Dorothy seated herself daintily on the edge of the balding plush davenport. McIntire chose a spot on its companion overstuffed chair and soon discovered that his hostess' tenuous parking job was probably not occasioned by either nerves or formality. His bottom contacted the seat and continued firmly in the grip of gravity until he found himself several inches off the floor regarding Dorothy between his knees. Mustering what little professional dignity he could, while wondering if removing his glasses would reduce his resemblance to a praying mantis, he asked her to tell him what had happened.

David had gone off to work Sunday morning, she told him, and she hadn't seen hide nor hair of him since. “I didn't think nothing of it when he didn't come home Sunday night. He's stayed out all night plenty of times before. But he didn't show up last night neither.” She looked apologetic. “I'm probably just putting you through a lot of trouble for nothing.”

“Did he take anything with him?” McIntire asked. “Pack a bag or anything?”

Dorothy shrugged. “Most everything he's got is in his car anyway. He keeps a little money in a drawer, and that's gone, but that don't really mean anything. He would of taken it if he was planning on going out on Sunday night.”

“Does David have his own car?”

“Cliff bought it the year before he died. I suppose I could of sold it, but I thought I might learn how to drive it myself. Then Al, that's my older son, taught Davy—just on these country roads, he wasn't old enough to get a license then. Al thought one of us should drive, in case of an emergency, you know. It's been handy, having Davy able to take me in to town when I need to go.”

“Have you called any of his friends, people he might have been with?”

Dorothy twisted the wedding band, which she wore on her right hand. A dark red line was visible where it cut into her plump flesh. “I don't have a telephone. I called your house from the Lindstroms'. To tell the truth,” she went on, not looking up, “I'm not really sure who my son's friends are. They never come here to the house. I don't seem to know a thing about Davy no more. Maybe I never did. He was always different from the other two even when he was a baby. He didn't seem to care much about anything…except his dad. He took it real hard when Cliff died.” She wiped her hands on her apron. “He was there when it happened, you know.”

“No,” McIntire said. “I didn't know.”

A fleeting smile crossed Dorothy's face. “Davy was crazy about his father, followed him everywhere from the time he learned to walk. He should of been in school that day, but Cliff took him along to the woods for a special treat. It was Davy's birthday, you see. He was nine years old. After it happened—after the tree fell on Cliff—Davy hitched the horse to it and pulled it off. Cliff still didn't get up, and Davy wouldn't leave him. Of course we didn't look for them until suppertime.
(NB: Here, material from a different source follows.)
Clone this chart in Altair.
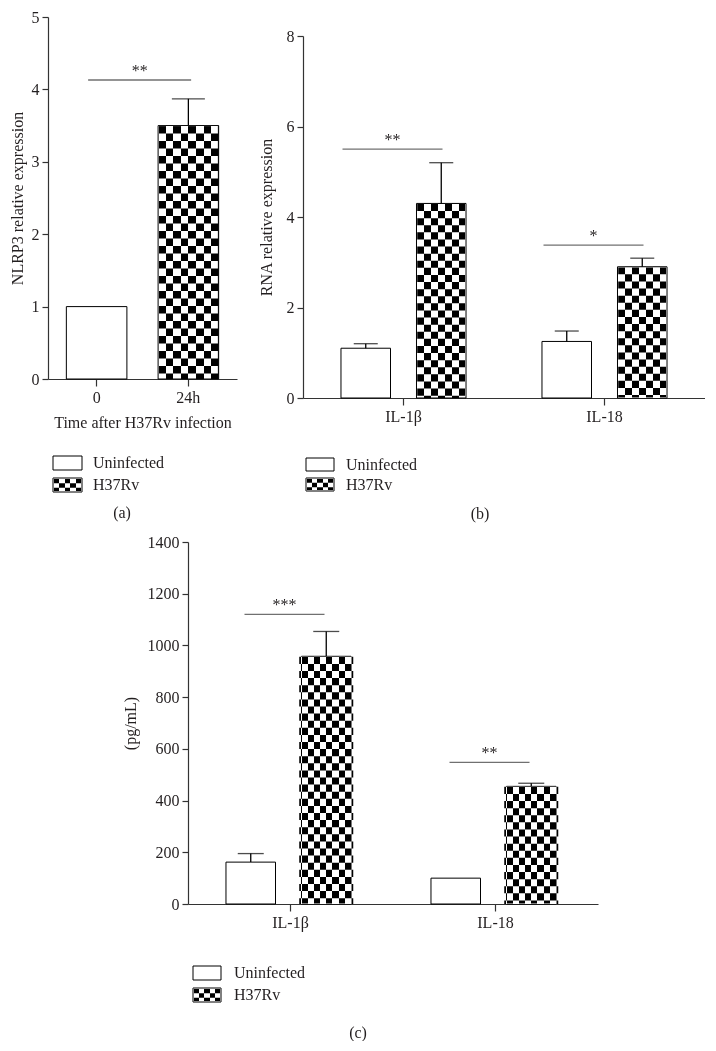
import altair as alt
import pandas as pd

# ---------------- data ----------------
legend_labels = ["Uninfected", "H37Rv"]

# (a) NLRP3 expression
a_times = ["0", "24h"]
a_conds = ["Uninfected", "H37Rv"]
a_values = [1.0, 3.5]
a_errors = [0.0, 0.37]
a_sig_y = [4.13]
a_sig_labels = ["**"]

# (b) RNA relative expression
genes = ["IL-1β", "IL-18"]
b_uninf = [1.1, 1.25]
b_uninf_err = [0.1, 0.23]
b_h37 = [4.3, 2.9]
b_h37_err = [0.9, 0.19]
b_sig_y = [5.5, 3.38]
b_sig_labels = ["**", "*"]

# (c) cytokine secretion (pg/mL)
c_uninf = [162, 100]
c_uninf_err = [33, 0]
c_h37 = [958, 455]
c_h37_err = [96, 12]
c_sig_y = [1120, 548]
c_sig_labels = ["***", "**"]

FONT = "Liberation Serif"
INK = "#231f20"


def stripes(n):
    stops = []
    for i in range(n):
        col = "white" if i % 2 == 0 else "black"
        stops.append({"offset": i / n, "color": col})
        stops.append({"offset": (i + 1) / n, "color": col})
    return {"gradient": "linear", "x1": 0, "y1": 0, "x2": 1, "y2": 0, "stops": stops}


def grouped_df(uninf, uerr, h37, herr):
    rows = []
    for g, v, e in zip(genes, uninf, uerr):
        rows.append({"gene": g, "cond": "Uninfected", "value": v, "err": e, "top": v + e})
    for g, v, e in zip(genes, h37, herr):
        rows.append({"gene": g, "cond": "H37Rv", "value": v, "err": e, "top": v + e})
    return pd.DataFrame(rows)


def legend_layers(x0, y0, y1, w, h, tx, cols, rows):
    one = pd.DataFrame({"label": legend_labels})
    base = alt.Chart(one)
    uninf = base.transform_filter(alt.datum.label == "Uninfected")
    h37 = base.transform_filter(alt.datum.label == "H37Rv")
    cell = h / rows
    return [
        uninf.mark_rect(fill="white", stroke="black", strokeWidth=1).encode(
            x=alt.value(x0), x2=alt.value(x0 + w), y=alt.value(y0), y2=alt.value(y0 + h)),
        h37.mark_rect(fill=stripes(cols), stroke="black", strokeWidth=1).encode(
            x=alt.value(x0), x2=alt.value(x0 + w), y=alt.value(y1), y2=alt.value(y1 + h)),
        h37.mark_rule(stroke="white", strokeWidth=w - 1, strokeDash=[cell, cell],
                      blend="difference").encode(
            x=alt.value(x0 + w / 2), y=alt.value(y1 + 0.5), y2=alt.value(y1 + h - 0.5)),
        uninf.mark_text(align="left", baseline="middle", font=FONT, fontSize=16, color=INK).encode(
            x=alt.value(tx), y=alt.value(y0 + h / 2), text="label:N"),
        h37.mark_text(align="left", baseline="middle", font=FONT, fontSize=16, color=INK).encode(
            x=alt.value(tx), y=alt.value(y1 + h / 2), text="label:N"),
    ]


def caption(text, x, y):
    return alt.Chart(pd.DataFrame({"t": [text]})).mark_text(
        font=FONT, fontSize=16, color=INK, baseline="middle").encode(
        x=alt.value(x), y=alt.value(y), text="t:N")


def y_axis(values, title, pad):
    return alt.Axis(values=values, format="d", title=title, grid=False, tickSize=6,
                    labelPadding=3, titlePadding=pad, domainColor="#333", tickColor="#333",
                    domainWidth=1.2, tickWidth=1.2, labelFont=FONT, labelFontSize=16,
                    labelColor=INK, titleFont=FONT, titleFontSize=16, titleColor=INK,
                    titleFontWeight="normal")


def x_axis(title=None):
    kw = dict(labelAngle=0, grid=False, tickSize=7, labelPadding=3, domainColor="#333",
              tickColor="#333", domainWidth=1.2, tickWidth=1.2, labelFont=FONT,
              labelFontSize=16, labelColor=INK, titleFont=FONT, titleFontSize=16,
              titleColor=INK, titleFontWeight="normal", titlePadding=9)
    if title:
        return alt.Axis(title=title, **kw)
    return alt.Axis(title=None, **kw)


# ---------------- panel (a) ----------------
a_df = pd.DataFrame({"time": a_times, "cond": a_conds, "value": a_values,
                     "err": a_errors, "top": [v + e for v, e in zip(a_values, a_errors)]})
A_W, A_H = 189, 362
a_x = alt.X("time:N", sort=a_times, scale=alt.Scale(paddingInner=0.34, paddingOuter=0.2),
            axis=x_axis("Time after H37Rv infection"))
a_y = alt.Y("value:Q", scale=alt.Scale(domain=[0, 5], nice=False),
            axis=y_axis([0, 1, 2, 3, 4, 5], "NLRP3 relative expression", 6))
a_base = alt.Chart(a_df)
a_layers = [
    a_base.transform_filter(alt.datum.cond == "Uninfected").mark_bar(
        fill="white", stroke="black", strokeWidth=1).encode(x=a_x, y=a_y, y2=alt.datum(0)),
    a_base.transform_filter(alt.datum.cond == "H37Rv").mark_bar(
        fill=stripes(8), stroke="black", strokeWidth=1).encode(x=a_x, y=a_y, y2=alt.datum(0)),
    a_base.transform_filter(alt.datum.cond == "H37Rv").mark_rule(
        stroke="white", strokeWidth=59, strokeDash=[7.5, 7.5], blend="difference",
        yOffset=0.5).encode(x=a_x, y=a_y, y2=alt.datum(0)),
    a_base.transform_filter(alt.datum.err > 0).mark_rule(stroke="black", strokeWidth=1.3).encode(
        x=a_x, y=a_y, y2="top:Q"),
    a_base.transform_filter(alt.datum.err > 0).mark_tick(
        orient="horizontal", size=33, thickness=1.3, color="black").encode(x=a_x, y="top:Q"),
]
a_sig = alt.Chart(pd.DataFrame({"time": ["0"], "y": a_sig_y, "lab": a_sig_labels}))
a_layers += [
    a_sig.mark_tick(orient="horizontal", size=103, thickness=1.3, color="#333",
                    xOffset=43).encode(x=a_x, y="y:Q"),
    a_sig.mark_text(font=FONT, fontSize=16, color=INK, dy=-4, baseline="alphabetic",
                    xOffset=43).encode(x=a_x, y="y:Q", text="lab:N"),
]
a_layers += legend_layers(5, 439, 461, 29, 14, 45, 5, 3)
a_layers.append(caption("(a)", 74, 496))
panel_a = alt.layer(*a_layers).properties(width=A_W, height=A_H)


# ---------------- grouped panels (b), (c) ----------------
def grouped_panel(df, W, H, domain, ticks, ytitle, ypad, pi, po, ncols, cell, bw, capw,
                  sig_y, sig_labels, sig_len, sig_shift, leg, cap_text, cap_pos):
    x = alt.X("gene:N", sort=genes, scale=alt.Scale(paddingInner=0, paddingOuter=0),
              axis=x_axis())
    xo = alt.XOffset("cond:N", sort=legend_labels,
                     scale=alt.Scale(domain=legend_labels, paddingInner=pi, paddingOuter=po))
    y = alt.Y("value:Q", scale=alt.Scale(domain=domain, nice=False),
              axis=y_axis(ticks, ytitle, ypad))
    base = alt.Chart(df)
    un = base.transform_filter(alt.datum.cond == "Uninfected")
    hh = base.transform_filter(alt.datum.cond == "H37Rv")
    ee = base.transform_filter(alt.datum.err > 0)
    layers = [
        un.mark_bar(fill="white", stroke="black", strokeWidth=1).encode(
            x=x, xOffset=xo, y=y, y2=alt.datum(0)),
        hh.mark_bar(fill=stripes(ncols), stroke="black", strokeWidth=1).encode(
            x=x, xOffset=xo, y=y, y2=alt.datum(0)),
        hh.mark_rule(stroke="white", strokeWidth=bw - 2, strokeDash=[cell, cell],
                     blend="difference", yOffset=0.5).encode(
            x=x, xOffset=xo, y=y, y2=alt.datum(0)),
        ee.mark_rule(stroke="black", strokeWidth=1.3).encode(x=x, xOffset=xo, y=y, y2="top:Q"),
        ee.mark_tick(orient="horizontal", size=capw, thickness=1.3, color="black").encode(
            x=x, xOffset=xo, y="top:Q"),
    ]
    sdf = alt.Chart(pd.DataFrame({"gene": genes, "y": sig_y, "lab": sig_labels}))
    layers += [
        sdf.mark_tick(orient="horizontal", size=sig_len, thickness=1.3, color="#333",
                      xOffset=sig_shift).encode(x=x, y="y:Q"),
        sdf.mark_text(font=FONT, fontSize=16, color=INK, dy=-4, baseline="alphabetic",
                      xOffset=sig_shift).encode(x=x, y="y:Q", text="lab:N"),
    ]
    layers += legend_layers(*leg)
    layers.append(caption(cap_text, *cap_pos))
    return alt.layer(*layers).properties(width=W, height=H)


b_df = grouped_df(b_uninf, b_uninf_err, b_h37, b_h37_err)
panel_b = grouped_panel(b_df, 402, 362, [0, 8], [0, 2, 4, 6, 8], "RNA relative expression", 12,
                        0.344, 0.503, 7, 7.1, 50, 24, b_sig_y, b_sig_labels, 100, -11,
                        (3, 422, 442, 28, 13, 43, 5, 3), "(b)", (177, 478))

c_df = grouped_df(c_uninf, c_uninf_err, c_h37, c_h37_err)
panel_c = grouped_panel(c_df, 410, 362, [0, 1400], list(range(0, 1401, 200)), "(pg/mL)", 9,
                        0.222, 0.535, 8, 7.1, 56, 26, c_sig_y, c_sig_labels, 80, -6,
                        (5, 424, 446, 28, 14, 46, 5, 3), "(c)", (170, 491))


def spacer(w, h):
    return alt.Chart(pd.DataFrame({"s": [0]})).mark_rect(opacity=0).encode(
        x=alt.value(0), y=alt.value(0)).properties(width=w, height=h)


right_col = alt.vconcat(spacer(1, 19), panel_b, spacing=0, bounds="flush")
row1 = alt.hconcat(panel_a, right_col, spacing=66, bounds="flush")
row2 = alt.hconcat(spacer(140, 1), panel_c, spacing=0, bounds="flush")

chart = alt.vconcat(row1, row2, spacing=12, bounds="full").properties(
    padding={"left": 1, "top": 1, "right": 0, "bottom": 0}, background="white"
).configure_view(strokeWidth=0, stroke="transparent")

chart.save("out.html", embed_options={"renderer": "svg", "actions": False})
It was almost ten before they got found. Davy could of froze to death himself. The doctor said it wouldn't of done any good if Davy
had
gone for help. He said that the tree fell across Cliff's chest, and he was probably already dead by the time Davy got it off, but who knows?” She shrugged again.

“Anyway, after that there ain't nobody been able to tell Davy what to do, 'specially me. He wouldn't go to school unless he was dragged there. We gave up on it when he was fourteen. Sometimes he don't even come out of his room for days at a time. This job with Wylie is the first time he's stuck with anything for more than a couple weeks. That's why I can't believe he'd just take off. And Wylie still owes him money. If he planned on leaving, I think he would of waited until he got paid.”